Washington Editor
WASHINGTON - There is action under way to improve the FDA's appropriated base of funds to better balance the ratio of funds vs. user fees going forward and improve the agency's ability to handle its mission.
"The dollars no longer match responsibilities," said Steven Grossman, the executive director of a newly formed coalition called the FDA Alliance.
Given that dearth of finances, "everything suffers, because it's a systematic problem" that affects drugs, devices and foods, he told BioWorld Today. "The reality is the agency is asked to do more than it can do with the current resources."
From the drug industry perspective, an overtaxed FDA is a bottleneck in getting new therapies to patients. "Regardless of how much you put in at one end - all the science and exciting stuff we're doing - you don't get any more flow coming out of the other end," said Jeff Myers, the vice president of government affairs for Cephalon Inc.
The Frazier, Pa.-based company is one of 72 members of the FDA Alliance, which includes consumer and patient groups, professional organizations, trade associations, companies and individuals.
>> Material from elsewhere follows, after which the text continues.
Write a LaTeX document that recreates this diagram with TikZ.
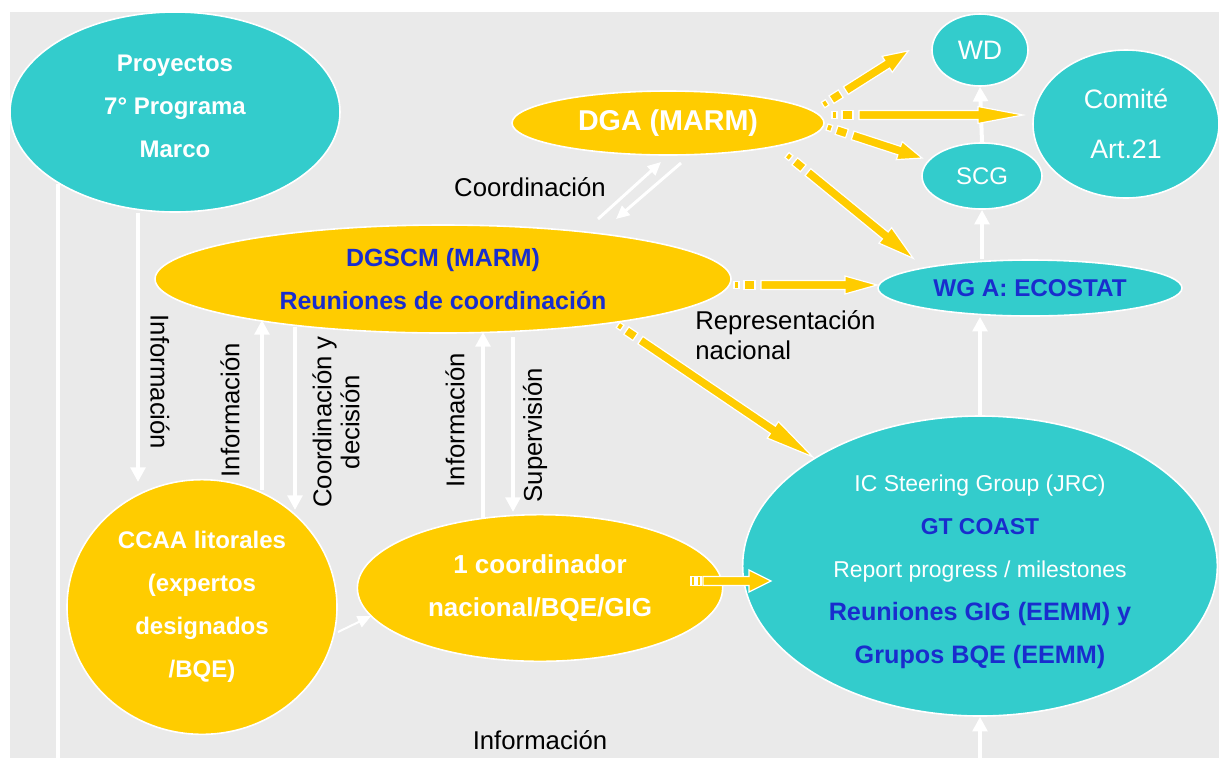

Despite their occasionally conflicting views, Myers told BioWorld Today, "all of us can agree on one thing: The FDA is under-resourced."
So the FDA Alliance has taken up a lobbying banner to increase the appropriated money available to the agency. Its short-term efforts are centered on the FDA's 2008 budget, which already is in the works and will be unveiled early next year when President Bush presents his entire federal budget for congressional review.
A few months remain to continue the fiscal year 2008 fight, although the FDA Alliance's broader efforts seek to amend agency funding over the long haul to fix resource shortfalls across its multiple divisions. Of note, 62 percent of its current budget pays the salaries of its 10,000-plus employees.
Grossman said his coalition is reaching out to federal departments and congressional appropriations committees that have authority over the FDA's finances. The advocacy work aims to reverse a recent trend in which appropriated funds have flattened or declined while user fee-generated money has increased.
In this year's budget, which totaled a little more than $1.8 billion, about $1.5 billion came from congressional appropriations and the rest from user fees. In the budget proposal for next year, which is being finalized right now on Capitol Hill, the entire amount has increased to $1.9 billion, but $402 million stems from user fees. That means that the agency's appropriated base would essentially remain flat.
That is a problem for several reasons, not the least of which is the negative image cast by critics who contend that the FDA's ever-increasing reliance on user fees makes it too cozy with the industries it's regulating. That's a common charge in regard to its oversight of drug companies, because these days user fees cover about 53 percent of human drug reviews, according to some estimates. When they started, such fees accounted for 7 percent of those same costs.
"Those user fees were never designed to pay completely for the FDA's review of products," Myers said, but that's "likely to happen if Congress doesn't step up and really increase the resources available to the agency."
That would further undermine views of its independence and fan the flames of criticism. "That's not in the best interest of manufacturers," Myers said, "that's not in the best interest of patients, and it's not really in the best interest of Congress."
Those imbalances have grown out of several sources, Grossman said: There hasn't been a strong voice for a better FDA budget; there is a lack of appreciation for the agency's growing responsibilities in new areas such as bioterror and pandemic flu preparations; and there's a history of a lag in funding before the FDA cycles into a better period.
"Some dollars are better than no dollars," he added, "but the reality is that the problem is not going to be solved by incremental dollars at this point."
For comparison purposes, Grossman noted that the FDA's budget is about equal to that of the school system in Montgomery County, Md., where the agency is based. It gets about a quarter of the funding received by the Centers for Disease Control and Prevention in Atlanta, and its budget is only about 7 percent the size of that of the National Institutes of Health in Bethesda, Md.
"We're hoping that the FDA Alliance can really deliver this message," Myers said, "that the FDA should be an independent agency that isn't put in a position to justify resources that they're receiving to do their job."
In the end, the budget goal falls in line with other efforts seeking to strengthen the FDA on multiple fronts, some of which fall beyond the scope of dollars and cents.
Jeffrey Joseph, the vice president of communications for the Biotechnology Industry Organization (BIO), said the trade association has "had some conversations" with the FDA Alliance about its efforts to improve different aspects of the FDA even beyond budget matters.
Such enhancements, he said, could enable the FDA to "operate at its best" in protecting consumers and working with drug companies to most efficiently advance products.
BIO is contemplating whether to join the existing coalition or form a different group with other trade associations with the broad aim of more generally strengthening the FDA.
That wider effort, which has the potential to improve the agency's staffing issues, speed drug approvals and enhance transparency, among other things, could go on for years.
"The budget problems at the FDA are sufficiently broad and deep that we're happy for there to be lots of voices making the point," Grossman said.
The FDA Alliance, a 501(c)(4) nonprofit corporation based in Silver Spring, Md., prohibits current agency employees from participating in its activities.
Of note, though, seven previous commissioners are listed as members, and other past personnel have done work on behalf of the coalition.